Below are several records. Retype exactly those lines running from the one with "Rebuild this chart" through the one with "0.007, 0.002, 0];", end lines included, and no others.
----- DATASET CONTENT
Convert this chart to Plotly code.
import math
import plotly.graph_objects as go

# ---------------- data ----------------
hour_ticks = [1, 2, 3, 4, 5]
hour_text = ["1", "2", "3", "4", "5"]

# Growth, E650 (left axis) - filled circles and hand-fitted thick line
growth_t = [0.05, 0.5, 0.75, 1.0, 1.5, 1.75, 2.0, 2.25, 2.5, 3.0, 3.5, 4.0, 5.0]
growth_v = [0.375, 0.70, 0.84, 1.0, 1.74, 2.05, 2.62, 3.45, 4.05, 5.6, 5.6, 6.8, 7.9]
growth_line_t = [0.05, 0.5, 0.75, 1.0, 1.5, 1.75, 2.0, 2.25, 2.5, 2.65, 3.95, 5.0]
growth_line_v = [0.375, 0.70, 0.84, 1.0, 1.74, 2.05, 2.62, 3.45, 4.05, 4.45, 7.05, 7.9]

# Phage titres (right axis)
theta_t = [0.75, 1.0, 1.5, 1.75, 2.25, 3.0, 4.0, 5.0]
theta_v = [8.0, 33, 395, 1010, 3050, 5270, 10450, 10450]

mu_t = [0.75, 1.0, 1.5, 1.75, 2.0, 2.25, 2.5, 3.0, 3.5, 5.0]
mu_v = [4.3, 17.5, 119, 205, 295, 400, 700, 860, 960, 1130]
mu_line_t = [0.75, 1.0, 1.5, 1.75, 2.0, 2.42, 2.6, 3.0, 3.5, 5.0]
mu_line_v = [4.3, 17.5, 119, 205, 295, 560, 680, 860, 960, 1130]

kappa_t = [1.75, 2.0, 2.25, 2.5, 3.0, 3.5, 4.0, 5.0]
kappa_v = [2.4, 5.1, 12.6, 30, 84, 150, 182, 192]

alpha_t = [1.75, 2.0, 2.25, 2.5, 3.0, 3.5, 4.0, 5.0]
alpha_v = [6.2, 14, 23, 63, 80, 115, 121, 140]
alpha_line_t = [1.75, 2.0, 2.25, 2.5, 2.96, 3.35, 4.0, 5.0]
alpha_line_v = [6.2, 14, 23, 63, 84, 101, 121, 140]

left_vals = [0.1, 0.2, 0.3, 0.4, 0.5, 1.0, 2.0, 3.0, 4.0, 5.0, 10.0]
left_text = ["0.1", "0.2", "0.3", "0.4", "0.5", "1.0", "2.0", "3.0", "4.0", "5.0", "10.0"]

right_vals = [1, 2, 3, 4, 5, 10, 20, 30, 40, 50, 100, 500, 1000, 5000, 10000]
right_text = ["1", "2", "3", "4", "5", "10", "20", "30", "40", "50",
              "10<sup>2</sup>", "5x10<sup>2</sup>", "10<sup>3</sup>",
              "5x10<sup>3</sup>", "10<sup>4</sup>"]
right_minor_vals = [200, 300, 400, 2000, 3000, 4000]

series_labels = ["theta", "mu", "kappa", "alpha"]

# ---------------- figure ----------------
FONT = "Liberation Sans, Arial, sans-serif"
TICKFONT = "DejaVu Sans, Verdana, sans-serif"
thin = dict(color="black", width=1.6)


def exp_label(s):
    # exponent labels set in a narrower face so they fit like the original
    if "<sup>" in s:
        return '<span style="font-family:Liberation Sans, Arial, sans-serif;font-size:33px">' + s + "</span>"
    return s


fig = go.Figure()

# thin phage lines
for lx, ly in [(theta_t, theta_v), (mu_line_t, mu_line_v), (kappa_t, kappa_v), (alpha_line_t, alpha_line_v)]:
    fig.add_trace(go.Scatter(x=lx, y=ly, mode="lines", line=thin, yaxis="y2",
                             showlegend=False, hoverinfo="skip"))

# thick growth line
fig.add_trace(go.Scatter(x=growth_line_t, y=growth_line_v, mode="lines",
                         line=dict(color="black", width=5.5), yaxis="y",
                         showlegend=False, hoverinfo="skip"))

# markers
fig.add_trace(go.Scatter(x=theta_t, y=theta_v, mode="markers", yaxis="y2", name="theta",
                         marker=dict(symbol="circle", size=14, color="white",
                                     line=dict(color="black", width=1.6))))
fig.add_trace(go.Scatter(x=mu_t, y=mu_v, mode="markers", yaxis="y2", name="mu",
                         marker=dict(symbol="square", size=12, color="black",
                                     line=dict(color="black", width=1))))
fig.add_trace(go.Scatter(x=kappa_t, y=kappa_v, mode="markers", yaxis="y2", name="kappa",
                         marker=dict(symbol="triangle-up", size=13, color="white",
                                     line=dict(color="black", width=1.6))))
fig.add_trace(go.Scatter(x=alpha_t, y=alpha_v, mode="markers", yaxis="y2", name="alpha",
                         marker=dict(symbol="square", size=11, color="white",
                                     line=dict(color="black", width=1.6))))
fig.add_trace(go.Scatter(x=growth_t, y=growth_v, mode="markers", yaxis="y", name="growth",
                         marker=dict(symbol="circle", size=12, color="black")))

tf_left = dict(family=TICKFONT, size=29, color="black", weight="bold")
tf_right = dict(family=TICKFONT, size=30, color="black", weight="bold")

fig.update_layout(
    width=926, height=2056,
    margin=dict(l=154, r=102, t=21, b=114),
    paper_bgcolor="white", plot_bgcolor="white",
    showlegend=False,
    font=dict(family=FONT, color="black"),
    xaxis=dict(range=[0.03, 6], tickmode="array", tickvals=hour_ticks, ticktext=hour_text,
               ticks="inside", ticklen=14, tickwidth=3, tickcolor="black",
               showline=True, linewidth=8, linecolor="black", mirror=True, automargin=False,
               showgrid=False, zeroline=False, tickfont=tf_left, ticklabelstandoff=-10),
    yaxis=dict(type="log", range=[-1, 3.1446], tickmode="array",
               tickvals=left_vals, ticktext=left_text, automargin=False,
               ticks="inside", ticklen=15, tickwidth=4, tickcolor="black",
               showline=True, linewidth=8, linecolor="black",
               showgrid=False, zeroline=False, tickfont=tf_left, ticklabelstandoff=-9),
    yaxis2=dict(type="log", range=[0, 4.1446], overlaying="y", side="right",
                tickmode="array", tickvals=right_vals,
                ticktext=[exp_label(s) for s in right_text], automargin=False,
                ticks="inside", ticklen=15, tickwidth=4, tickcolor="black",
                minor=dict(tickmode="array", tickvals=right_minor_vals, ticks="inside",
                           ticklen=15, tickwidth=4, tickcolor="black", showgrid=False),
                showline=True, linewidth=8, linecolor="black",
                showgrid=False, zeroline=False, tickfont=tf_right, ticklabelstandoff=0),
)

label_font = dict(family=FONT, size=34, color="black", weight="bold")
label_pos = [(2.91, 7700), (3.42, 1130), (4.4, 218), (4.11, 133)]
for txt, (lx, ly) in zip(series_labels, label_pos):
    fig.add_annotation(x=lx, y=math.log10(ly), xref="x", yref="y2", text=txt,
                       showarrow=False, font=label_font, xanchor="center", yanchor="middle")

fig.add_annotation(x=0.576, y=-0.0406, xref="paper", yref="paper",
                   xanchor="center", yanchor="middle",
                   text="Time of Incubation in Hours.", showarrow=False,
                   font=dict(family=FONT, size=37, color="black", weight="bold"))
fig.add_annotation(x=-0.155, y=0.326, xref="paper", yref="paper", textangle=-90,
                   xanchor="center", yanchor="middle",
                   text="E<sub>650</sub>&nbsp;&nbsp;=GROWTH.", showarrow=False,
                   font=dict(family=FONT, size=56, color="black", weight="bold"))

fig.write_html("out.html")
----------
----- DATASET CONTENT
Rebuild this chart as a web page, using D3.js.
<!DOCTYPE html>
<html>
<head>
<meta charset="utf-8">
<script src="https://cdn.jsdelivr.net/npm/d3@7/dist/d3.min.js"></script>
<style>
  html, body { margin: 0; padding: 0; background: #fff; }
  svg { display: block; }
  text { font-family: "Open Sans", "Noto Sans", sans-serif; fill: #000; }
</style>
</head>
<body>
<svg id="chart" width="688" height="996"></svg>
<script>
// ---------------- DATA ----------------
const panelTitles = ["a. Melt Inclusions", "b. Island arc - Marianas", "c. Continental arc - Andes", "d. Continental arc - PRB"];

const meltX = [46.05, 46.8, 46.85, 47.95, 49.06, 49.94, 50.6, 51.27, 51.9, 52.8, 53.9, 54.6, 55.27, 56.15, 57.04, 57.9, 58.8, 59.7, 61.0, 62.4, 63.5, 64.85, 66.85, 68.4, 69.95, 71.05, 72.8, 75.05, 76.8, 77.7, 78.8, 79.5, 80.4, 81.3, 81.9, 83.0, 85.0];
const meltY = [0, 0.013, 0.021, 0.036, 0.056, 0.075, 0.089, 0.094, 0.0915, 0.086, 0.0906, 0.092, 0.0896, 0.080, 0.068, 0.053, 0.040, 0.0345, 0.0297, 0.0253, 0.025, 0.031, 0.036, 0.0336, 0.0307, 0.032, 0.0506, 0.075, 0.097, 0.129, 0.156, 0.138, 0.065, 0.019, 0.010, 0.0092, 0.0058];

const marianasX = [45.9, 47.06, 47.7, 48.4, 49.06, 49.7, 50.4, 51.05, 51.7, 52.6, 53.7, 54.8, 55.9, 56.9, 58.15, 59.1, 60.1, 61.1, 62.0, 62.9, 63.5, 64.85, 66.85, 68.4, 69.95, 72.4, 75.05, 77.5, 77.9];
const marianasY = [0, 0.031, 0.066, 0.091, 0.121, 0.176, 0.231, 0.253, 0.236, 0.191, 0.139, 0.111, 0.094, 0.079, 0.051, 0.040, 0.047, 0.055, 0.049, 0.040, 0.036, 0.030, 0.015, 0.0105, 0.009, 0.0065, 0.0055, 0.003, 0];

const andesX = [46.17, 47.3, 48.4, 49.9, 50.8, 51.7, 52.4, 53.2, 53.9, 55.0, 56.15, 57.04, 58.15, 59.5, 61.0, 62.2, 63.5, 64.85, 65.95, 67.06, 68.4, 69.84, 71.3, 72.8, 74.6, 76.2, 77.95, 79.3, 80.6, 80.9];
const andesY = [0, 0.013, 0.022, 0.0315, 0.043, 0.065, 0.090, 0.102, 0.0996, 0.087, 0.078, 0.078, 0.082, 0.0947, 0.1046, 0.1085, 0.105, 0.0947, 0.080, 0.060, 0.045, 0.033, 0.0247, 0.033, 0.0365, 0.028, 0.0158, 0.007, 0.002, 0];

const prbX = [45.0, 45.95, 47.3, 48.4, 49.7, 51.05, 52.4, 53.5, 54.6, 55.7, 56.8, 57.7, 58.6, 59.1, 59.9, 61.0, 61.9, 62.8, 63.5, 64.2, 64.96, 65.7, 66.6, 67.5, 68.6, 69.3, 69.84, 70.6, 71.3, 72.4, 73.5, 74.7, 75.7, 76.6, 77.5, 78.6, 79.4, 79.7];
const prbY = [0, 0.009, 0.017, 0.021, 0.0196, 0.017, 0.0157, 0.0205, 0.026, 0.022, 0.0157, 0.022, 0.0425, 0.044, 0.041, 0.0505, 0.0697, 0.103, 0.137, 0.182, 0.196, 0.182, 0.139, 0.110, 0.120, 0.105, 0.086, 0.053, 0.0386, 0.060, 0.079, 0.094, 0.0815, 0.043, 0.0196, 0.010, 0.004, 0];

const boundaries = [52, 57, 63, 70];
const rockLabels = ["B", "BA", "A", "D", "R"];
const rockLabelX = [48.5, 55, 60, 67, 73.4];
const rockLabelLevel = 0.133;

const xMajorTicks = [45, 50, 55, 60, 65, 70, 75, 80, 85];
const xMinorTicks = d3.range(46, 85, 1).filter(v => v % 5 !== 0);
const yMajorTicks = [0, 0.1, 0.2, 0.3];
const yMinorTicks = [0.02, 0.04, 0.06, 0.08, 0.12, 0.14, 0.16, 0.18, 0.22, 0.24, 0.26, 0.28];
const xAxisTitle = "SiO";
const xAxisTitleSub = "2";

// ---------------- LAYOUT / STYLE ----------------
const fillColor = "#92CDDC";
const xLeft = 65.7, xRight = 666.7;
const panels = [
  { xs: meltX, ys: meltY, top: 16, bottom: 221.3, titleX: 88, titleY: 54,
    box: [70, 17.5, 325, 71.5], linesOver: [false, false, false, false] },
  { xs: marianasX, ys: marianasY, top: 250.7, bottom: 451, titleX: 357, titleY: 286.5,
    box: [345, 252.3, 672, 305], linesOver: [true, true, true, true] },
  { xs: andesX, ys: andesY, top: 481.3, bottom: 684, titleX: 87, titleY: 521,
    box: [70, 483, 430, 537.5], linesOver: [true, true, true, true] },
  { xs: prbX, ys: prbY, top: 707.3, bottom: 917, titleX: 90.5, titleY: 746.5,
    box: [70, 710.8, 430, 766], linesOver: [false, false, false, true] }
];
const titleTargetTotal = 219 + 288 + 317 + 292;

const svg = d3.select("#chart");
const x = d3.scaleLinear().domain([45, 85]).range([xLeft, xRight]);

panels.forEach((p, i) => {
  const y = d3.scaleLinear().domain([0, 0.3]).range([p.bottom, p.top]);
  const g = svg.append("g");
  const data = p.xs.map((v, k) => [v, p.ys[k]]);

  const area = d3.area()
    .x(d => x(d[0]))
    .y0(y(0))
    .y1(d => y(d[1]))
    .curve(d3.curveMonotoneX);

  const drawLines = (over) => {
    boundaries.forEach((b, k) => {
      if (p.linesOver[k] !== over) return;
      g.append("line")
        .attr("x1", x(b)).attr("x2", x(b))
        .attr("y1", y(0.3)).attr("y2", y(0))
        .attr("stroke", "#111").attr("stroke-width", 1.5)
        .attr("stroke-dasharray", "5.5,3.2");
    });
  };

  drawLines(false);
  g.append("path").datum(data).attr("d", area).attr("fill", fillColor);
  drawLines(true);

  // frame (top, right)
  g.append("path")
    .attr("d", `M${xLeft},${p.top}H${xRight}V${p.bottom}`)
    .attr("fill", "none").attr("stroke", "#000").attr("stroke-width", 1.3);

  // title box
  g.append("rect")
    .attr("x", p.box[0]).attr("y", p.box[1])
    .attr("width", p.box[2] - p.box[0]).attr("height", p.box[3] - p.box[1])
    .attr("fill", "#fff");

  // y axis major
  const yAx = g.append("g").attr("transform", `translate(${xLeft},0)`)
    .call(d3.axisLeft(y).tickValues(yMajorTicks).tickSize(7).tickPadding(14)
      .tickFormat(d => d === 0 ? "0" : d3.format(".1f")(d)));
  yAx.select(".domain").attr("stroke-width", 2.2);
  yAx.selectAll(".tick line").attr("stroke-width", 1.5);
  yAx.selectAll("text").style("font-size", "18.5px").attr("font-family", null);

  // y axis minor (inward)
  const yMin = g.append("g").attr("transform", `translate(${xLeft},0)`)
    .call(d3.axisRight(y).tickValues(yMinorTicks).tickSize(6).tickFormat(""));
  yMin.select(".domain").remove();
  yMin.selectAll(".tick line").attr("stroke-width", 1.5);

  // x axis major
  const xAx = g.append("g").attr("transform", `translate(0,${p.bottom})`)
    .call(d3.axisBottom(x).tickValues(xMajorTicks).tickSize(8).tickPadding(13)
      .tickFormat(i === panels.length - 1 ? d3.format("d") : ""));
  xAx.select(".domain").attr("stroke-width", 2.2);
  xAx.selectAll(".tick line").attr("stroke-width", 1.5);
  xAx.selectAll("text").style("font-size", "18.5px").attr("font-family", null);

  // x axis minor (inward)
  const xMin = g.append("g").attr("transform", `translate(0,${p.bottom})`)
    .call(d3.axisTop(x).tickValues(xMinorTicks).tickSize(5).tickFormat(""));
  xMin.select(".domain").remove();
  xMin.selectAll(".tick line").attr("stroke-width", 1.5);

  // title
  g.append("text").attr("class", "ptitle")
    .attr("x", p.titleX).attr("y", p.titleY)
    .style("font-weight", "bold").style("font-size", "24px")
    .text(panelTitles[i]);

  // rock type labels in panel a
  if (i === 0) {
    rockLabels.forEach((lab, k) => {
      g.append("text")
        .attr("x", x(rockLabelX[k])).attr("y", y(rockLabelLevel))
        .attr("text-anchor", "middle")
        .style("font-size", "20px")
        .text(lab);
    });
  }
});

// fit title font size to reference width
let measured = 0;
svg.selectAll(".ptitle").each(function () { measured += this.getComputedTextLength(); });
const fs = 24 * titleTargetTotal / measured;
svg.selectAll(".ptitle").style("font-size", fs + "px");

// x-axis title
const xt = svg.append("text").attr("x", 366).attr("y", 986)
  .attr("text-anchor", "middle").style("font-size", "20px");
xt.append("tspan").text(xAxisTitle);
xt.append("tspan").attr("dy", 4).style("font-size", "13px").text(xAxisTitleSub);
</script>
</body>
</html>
----------
#### ANSWER TO THIS PROBLEM
Rebuild this chart as a web page, using D3.js.
<!DOCTYPE html>
<html>
<head>
<meta charset="utf-8">
<script src="https://cdn.jsdelivr.net/npm/d3@7/dist/d3.min.js"></script>
<style>
  html, body { margin: 0; padding: 0; background: #fff; }
  svg { display: block; }
  text { font-family: "Open Sans", "Noto Sans", sans-serif; fill: #000; }
</style>
</head>
<body>
<svg id="chart" width="688" height="996"></svg>
<script>
// ---------------- DATA ----------------
const panelTitles = ["a. Melt Inclusions", "b. Island arc - Marianas", "c. Continental arc - Andes", "d. Continental arc - PRB"];

const meltX = [46.05, 46.8, 46.85, 47.95, 49.06, 49.94, 50.6, 51.27, 51.9, 52.8, 53.9, 54.6, 55.27, 56.15, 57.04, 57.9, 58.8, 59.7, 61.0, 62.4, 63.5, 64.85, 66.85, 68.4, 69.95, 71.05, 72.8, 75.05, 76.8, 77.7, 78.8, 79.5, 80.4, 81.3, 81.9, 83.0, 85.0];
const meltY = [0, 0.013, 0.021, 0.036, 0.056, 0.075, 0.089, 0.094, 0.0915, 0.086, 0.0906, 0.092, 0.0896, 0.080, 0.068, 0.053, 0.040, 0.0345, 0.0297, 0.0253, 0.025, 0.031, 0.036, 0.0336, 0.0307, 0.032, 0.0506, 0.075, 0.097, 0.129, 0.156, 0.138, 0.065, 0.019, 0.010, 0.0092, 0.0058];

const marianasX = [45.9, 47.06, 47.7, 48.4, 49.06, 49.7, 50.4, 51.05, 51.7, 52.6, 53.7, 54.8, 55.9, 56.9, 58.15, 59.1, 60.1, 61.1, 62.0, 62.9, 63.5, 64.85, 66.85, 68.4, 69.95, 72.4, 75.05, 77.5, 77.9];
const marianasY = [0, 0.031, 0.066, 0.091, 0.121, 0.176, 0.231, 0.253, 0.236, 0.191, 0.139, 0.111, 0.094, 0.079, 0.051, 0.040, 0.047, 0.055, 0.049, 0.040, 0.036, 0.030, 0.015, 0.0105, 0.009, 0.0065, 0.0055, 0.003, 0];

const andesX = [46.17, 47.3, 48.4, 49.9, 50.8, 51.7, 52.4, 53.2, 53.9, 55.0, 56.15, 57.04, 58.15, 59.5, 61.0, 62.2, 63.5, 64.85, 65.95, 67.06, 68.4, 69.84, 71.3, 72.8, 74.6, 76.2, 77.95, 79.3, 80.6, 80.9];
const andesY = [0, 0.013, 0.022, 0.0315, 0.043, 0.065, 0.090, 0.102, 0.0996, 0.087, 0.078, 0.078, 0.082, 0.0947, 0.1046, 0.1085, 0.105, 0.0947, 0.080, 0.060, 0.045, 0.033, 0.0247, 0.033, 0.0365, 0.028, 0.0158, 0.007, 0.002, 0];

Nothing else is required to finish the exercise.